Note:in general we also should find horizontal asymptote(s), but since the function has a trigonometric section, hence there is no need to do that (indeed this refers to the periodicity property of trigonometric functions).

then compute the roots of first derivative:

$\large\frac{dy}{dx}=\frac{\left(\left(1+\sec^2\left(x\right)\right)\left(e^{2x}-1\right)+\left(2e^{2x}\right)\left(\tan\left(x\right)\right)\right)\left(e^{2x}+1\right)-\left(2e^{2x}\right)\left(\tan\left(x\right)\left(e^{2x}-1\right)\right)}{\left(e^{2x}+1\right)^2}=\frac{\left(e^{4x}-1\right)\left(\sec^2\left(x\right)+1\right)}{\left(e^{2x}+1\right)^2}$

it's clear that the only root is $0$, and $f(0)=1$.

this concludes that the function is always positive between $\left[-\frac{\pi}{2},\frac{\pi}{2}\right]$ and never would meet the $x$-axis, in other words the function does not have any real root in this interval.

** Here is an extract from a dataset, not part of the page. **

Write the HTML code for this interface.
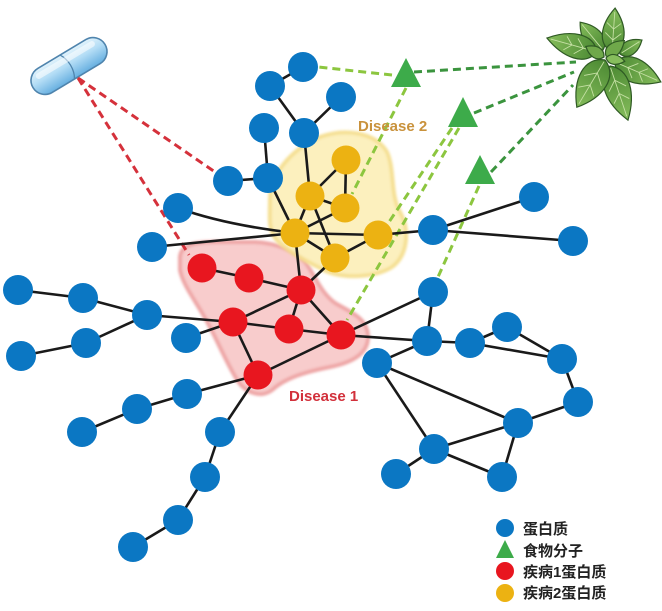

the only root of the derivative is $0$ and $0∈\left[-\frac{\pi}{2},\frac{\pi}{2}\right]$, also the both limits in the interval is $+∞$, but it does give any information about the existence of a real root, indeed it depends on $f(0)$ which is $1$, hence the function never would meet the $x$-axis, in other words it does not have any real root in this interval.

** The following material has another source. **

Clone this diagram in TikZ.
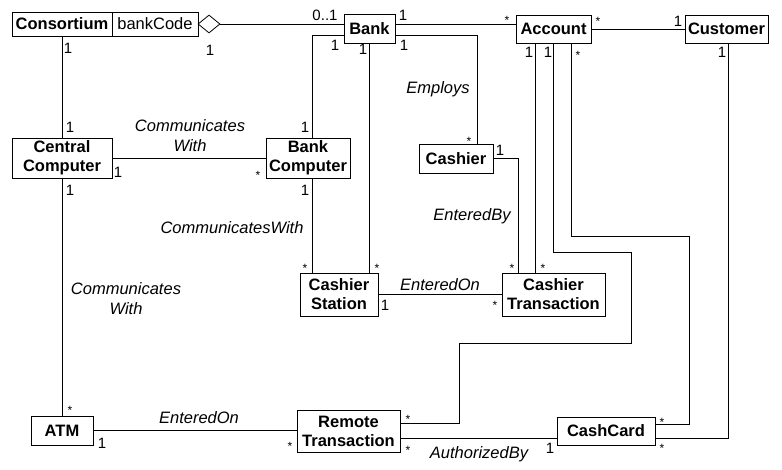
\documentclass[tikz,border=0pt]{standalone}
\usepackage{fontspec}
\setmainfont{Liberation Sans}
\usetikzlibrary{shapes.geometric}

\begin{document}
\begin{tikzpicture}[x=1pt, y=-1pt,
    cls/.style={draw=black, line width=0.8pt, align=center, inner sep=0pt, font=\fontsize{16.5}{19}\selectfont\bfseries},
    attr/.style={draw=black, line width=0.8pt, inner sep=0pt, font=\fontsize{16.5}{19}\selectfont},
    lnk/.style={black, line width=0.8pt},
    mul/.style={inner sep=0pt, font=\fontsize{15}{15}\selectfont},
    mstar/.style={inner sep=0pt, font=\fontsize{12}{12}\selectfont},
    asc/.style={inner sep=0pt, align=center, font=\fontsize{16.5}{20}\selectfont\itshape}]
        \useasboundingbox (0,0) rectangle (782,469);

        \node[cls, minimum width=100, minimum height=24] (cons) at (62,24) {Consortium};
        \node[attr, minimum width=86, minimum height=24] (code) at (155,24) {bankCode};
        \node[draw=black, line width=0.8pt, diamond, inner sep=0pt, minimum width=22, minimum height=18] (agg) at (209,24) {};
        \node[cls, minimum width=51, minimum height=29] (bank) at (369.5,28.5) {Bank};
        \node[cls, minimum width=75, minimum height=28] (acct) at (553.5,29) {Account};
        \node[cls, minimum width=83, minimum height=28] (cust) at (726.5,29) {Customer};
        \node[cls, minimum width=100, minimum height=40] (cc) at (62,158) {Central\\Computer};
        \node[cls, minimum width=84, minimum height=40] (bc) at (308,158) {Bank\\Computer};
        \node[cls, minimum width=74, minimum height=29] (cashier) at (456,158.5) {Cashier};
        \node[cls, minimum width=78, minimum height=43] (cs) at (339,294.5) {Cashier\\Station};
        \node[cls, minimum width=103, minimum height=43] (ct) at (553.5,294.5) {Cashier\\Transaction};
        \node[cls, minimum width=62, minimum height=29] (atm) at (62,430.5) {ATM};
        \node[cls, minimum width=103, minimum height=42] (rt) at (348.5,431) {Remote\\Transaction};
        \node[cls, minimum width=98, minimum height=28] (card) at (606,431) {CashCard};

        \coordinate (r1) at (631,252);
        \coordinate (r2) at (459,343);
        \coordinate (r3) at (689,236);

        \draw[lnk] (agg.east) -- (agg.east -| bank.west);
        \draw[lnk] ([yshift=4.5pt]bank.east) -- ([yshift=4.5pt]bank.east -| acct.west);
        \draw[lnk] (acct.east) -- (cust.west);
        \draw[lnk] (cons.south) -- (cc.north);
        \draw[lnk] ([yshift=-6.5pt]bank.west) -| ([xshift=4pt]bc.north);
        \draw[lnk] (bank.south) -- (bank.south |- cs.north);
        \draw[lnk] ([yshift=-6.5pt]bank.east) -| ([xshift=21pt]cashier.north);
        \draw[lnk] (cc.east) -- (bc.west);
        \draw[lnk] ([xshift=4pt]bc.south) -- ([xshift=4pt]bc.south |- cs.north);
        \draw[lnk] (cc.south) -- (atm.north);
        \draw[lnk] (cashier.east) -| ([xshift=-35.5pt]ct.north);
        \draw[lnk] ([xshift=-18.5pt]acct.south) -- ([xshift=-18.5pt]acct.south |- ct.north);
        \draw[lnk] (acct.south) |- (r1) |- (r2) |- ([yshift=8pt]rt.east);
        \draw[lnk] ([xshift=17.5pt]acct.south) |- (r3) |- ([yshift=7pt]card.east);
        \draw[lnk] ([xshift=1.5pt]cust.south) |- ([yshift=-7pt]card.east);
        \draw[lnk] (cs.east) -- (ct.west);
        \draw[lnk] (atm.east) -- (atm.east -| rt.west);
        \draw[lnk] ([yshift=-7pt]rt.east) -- ([yshift=-7pt]card.west);

        \node[asc] (l1) at (190,136) {Communicates\\With};
        \node[asc] (l2) at (438,89) {Employs};
        \node[asc] (l3) at (472,216) {EnteredBy};
        \node[asc] (l4) at (232,228) {CommunicatesWith};
        \node[asc] (l5) at (440,285) {EnteredOn};
        \node[asc] (l6) at (126,299) {Communicates\\With};
        \node[asc] (l7) at (199,418) {EnteredOn};
        \node[asc] (l8) at (479,454) {AuthorizedBy};

        \node[mul] (m1) at (68,48) {1};
        \node[mul] (m2) at (210,50) {1};
        \node[mul] (m3) at (325,15) {0..1};
        \node[mul] (m4) at (403,15) {1};
        \node[mul] (m5) at (678,21) {1};
        \node[mul] (m6) at (335,45) {1};
        \node[mul] (m7) at (363,49) {1};
        \node[mul] (m8) at (404,45) {1};
        \node[mul] (m9) at (529,52) {1};
        \node[mul] (m10) at (548,52) {1};
        \node[mul] (m11) at (722,52) {1};
        \node[mul] (m12) at (70,127) {1};
        \node[mul] (m13) at (118,172) {1};
        \node[mul] (m14) at (70,190) {1};
        \node[mul] (m15) at (305,127) {1};
        \node[mul] (m16) at (305,190) {1};
        \node[mul] (m17) at (500,150) {1};
        \node[mul] (m18) at (385,305) {1};
        \node[mul] (m19) at (102,443) {1};
        \node[mul] (m20) at (550,448) {1};

        \node[mstar] (s1) at (507,20) {*};
        \node[mstar] (s2) at (598,21) {*};
        \node[mstar] (s3) at (578,55) {*};
        \node[mstar] (s4) at (258,175) {*};
        \node[mstar] (s5) at (469,141) {*};
        \node[mstar] (s6) at (305,268) {*};
        \node[mstar] (s7) at (377,268) {*};
        \node[mstar] (s8) at (495,305) {*};
        \node[mstar] (s9) at (512,268) {*};
        \node[mstar] (s10) at (543,268) {*};
        \node[mstar] (s11) at (70,410) {*};
        \node[mstar] (s12) at (290,446) {*};
        \node[mstar] (s13) at (408,419) {*};
        \node[mstar] (s14) at (408,450) {*};
        \node[mstar] (s15) at (662,422) {*};
        \node[mstar] (s16) at (662,448) {*};
    \end{tikzpicture}
\end{document}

and about the rest of the intervals,it should be said that all of them are in the form $\left[\frac{\left(2k-1\right)\pi}{2},\frac{\left(2k+1\right)\pi}{2}\right]$($k∈ℤ$), and either one of $$\lim_{x \to \left(\large\frac{\left(2k-1\right)\pi}{2}\right)^{^{\large\pm}}} f(x)$$ $$or$$ $$\lim_{x \to \left(\large\frac{\left(2k+1\right)\pi}{2}\right)^{^{\large\pm}}} f(x)$$ is $+∞$ and the other is $-∞$,since the fucntion between any two consecutive vertical asymptotes is continuous, then we have a sign change, implies the second condition of Bolzano's Theorem holds,in other words between any interval expect $\left[-\frac{\pi}{2},\frac{\pi}{2}\right]$ there exist at least one real root,but since the function between any interval except $\left[-\frac{\pi}{2},\frac{\pi}{2}\right]$ is strictly monotone (the sign of the derivative between this kind of intervals does not change), therefore between any this kind of intervals there exist just one real root.

since the intervals are all in the form $\frac{\left(2k+1\right)\pi}{2}$ for some $k∈ℤ$, so the intervals except $\left[-\frac{\pi}{2},\frac{\pi}{2}\right]$ are labeled with the infinite set $ℤ-\left\{-1,0\right\}$, hence there exist infinitely many vertical asymptotes,concludes there exist infinitely many roots.